Short exercise: Please print exactly the lines below, from the start of the material up to and including the line with "const axisTitle = 'Number of reviews';", but none of the pictures.

Dataset excerpt:
[start]
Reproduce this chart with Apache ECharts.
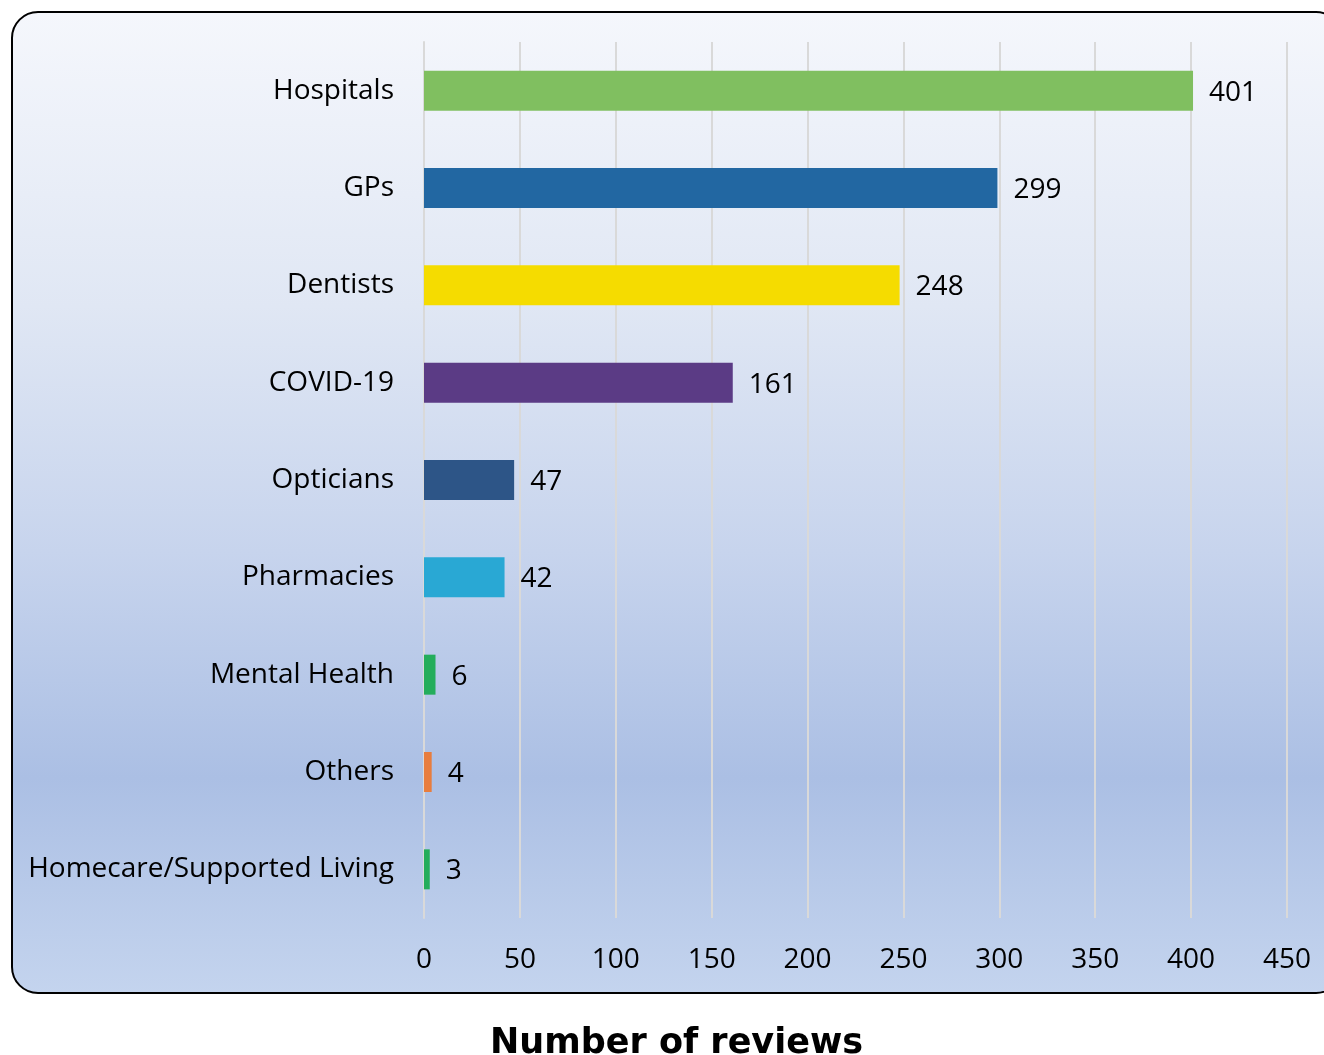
<!DOCTYPE html>
<html>
<head>
<meta charset="utf-8">
<script src="https://cdn.jsdelivr.net/npm/echarts@6/dist/echarts.min.js"></script>
<style>
html,body{margin:0;padding:0;background:#fff;}
#chart{width:1324px;height:1055px;}
</style>
</head>
<body>
<div id="chart"></div>
<script>
const categories = ['Hospitals','GPs','Dentists','COVID-19','Opticians','Pharmacies','Mental Health','Others','Homecare/Supported Living'];
const reviewCounts = [401, 299, 248, 161, 47, 42, 6, 4, 3];
const barColors = ['#80bf60','#2267a2','#f5dc00','#5b3b85','#2d5587','#29a8d4','#24ad5b','#e87d3e','#24ad5b'];
const xTicks = {min: 0, max: 450, interval: 50};
const axisTitle = 'Number of reviews';

const chart = echarts.init(document.getElementById('chart'), null, {renderer: 'canvas'});
const font = '"Open Sans", "Noto Sans", sans-serif';
chart.setOption({
  animation: false,
  graphic: [{
    type: 'rect', z: -10, silent: true,
    shape: {x: 12, y: 12, width: 1330, height: 981, r: 26},
    style: {
      fill: new echarts.graphic.LinearGradient(0, 0, 0, 1, [
        {offset: 0, color: '#f5f7fc'},
        {offset: 0.3, color: '#e0e7f4'},
        {offset: 0.55, color: '#c7d4ed'},
        {offset: 0.78, color: '#abbfe4'},
        {offset: 1, color: '#c4d4ee'}
      ]),
      stroke: '#000', lineWidth: 2
    }
  }],
  title: {
    text: axisTitle, left: 485, top: 1021,
    textStyle: {fontFamily: '"DejaVu Sans", sans-serif', fontWeight: 'bold', fontSize: 35, color: '#000'}
  },
  grid: {left: 424, right: 37, top: 42, bottom: 137, containLabel: false},
  xAxis: {
    type: 'value', min: xTicks.min, max: xTicks.max, interval: xTicks.interval,
    axisLine: {show: false}, axisTick: {show: false},
    splitLine: {show: true, lineStyle: {color: '#d9d9d9', width: 2}},
    axisLabel: {fontFamily: font, fontSize: 28, color: '#000', margin: 28}
  },
  yAxis: {
    type: 'category', data: categories, inverse: true,
    axisLine: {show: true, lineStyle: {color: '#d9d9d9', width: 2}},
    axisTick: {show: false},
    axisLabel: {fontFamily: font, fontSize: 28, color: '#000', margin: 30}
  },
  series: [{
    type: 'bar',
    data: reviewCounts.map((v, i) => ({value: v, itemStyle: {color: barColors[i]}})),
    barWidth: 40,
    label: {show: true, position: 'right', distance: 16, offset: [0, 2], fontFamily: font, fontSize: 28, color: '#000'}
  }]
});
</script>
</body>
</html>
[end]
Answer to the problem:
Reproduce this chart with Apache ECharts.
<!DOCTYPE html>
<html>
<head>
<meta charset="utf-8">
<script src="https://cdn.jsdelivr.net/npm/echarts@6/dist/echarts.min.js"></script>
<style>
html,body{margin:0;padding:0;background:#fff;}
#chart{width:1324px;height:1055px;}
</style>
</head>
<body>
<div id="chart"></div>
<script>
const categories = ['Hospitals','GPs','Dentists','COVID-19','Opticians','Pharmacies','Mental Health','Others','Homecare/Supported Living'];
const reviewCounts = [401, 299, 248, 161, 47, 42, 6, 4, 3];
const barColors = ['#80bf60','#2267a2','#f5dc00','#5b3b85','#2d5587','#29a8d4','#24ad5b','#e87d3e','#24ad5b'];
const xTicks = {min: 0, max: 450, interval: 50};
const axisTitle = 'Number of reviews';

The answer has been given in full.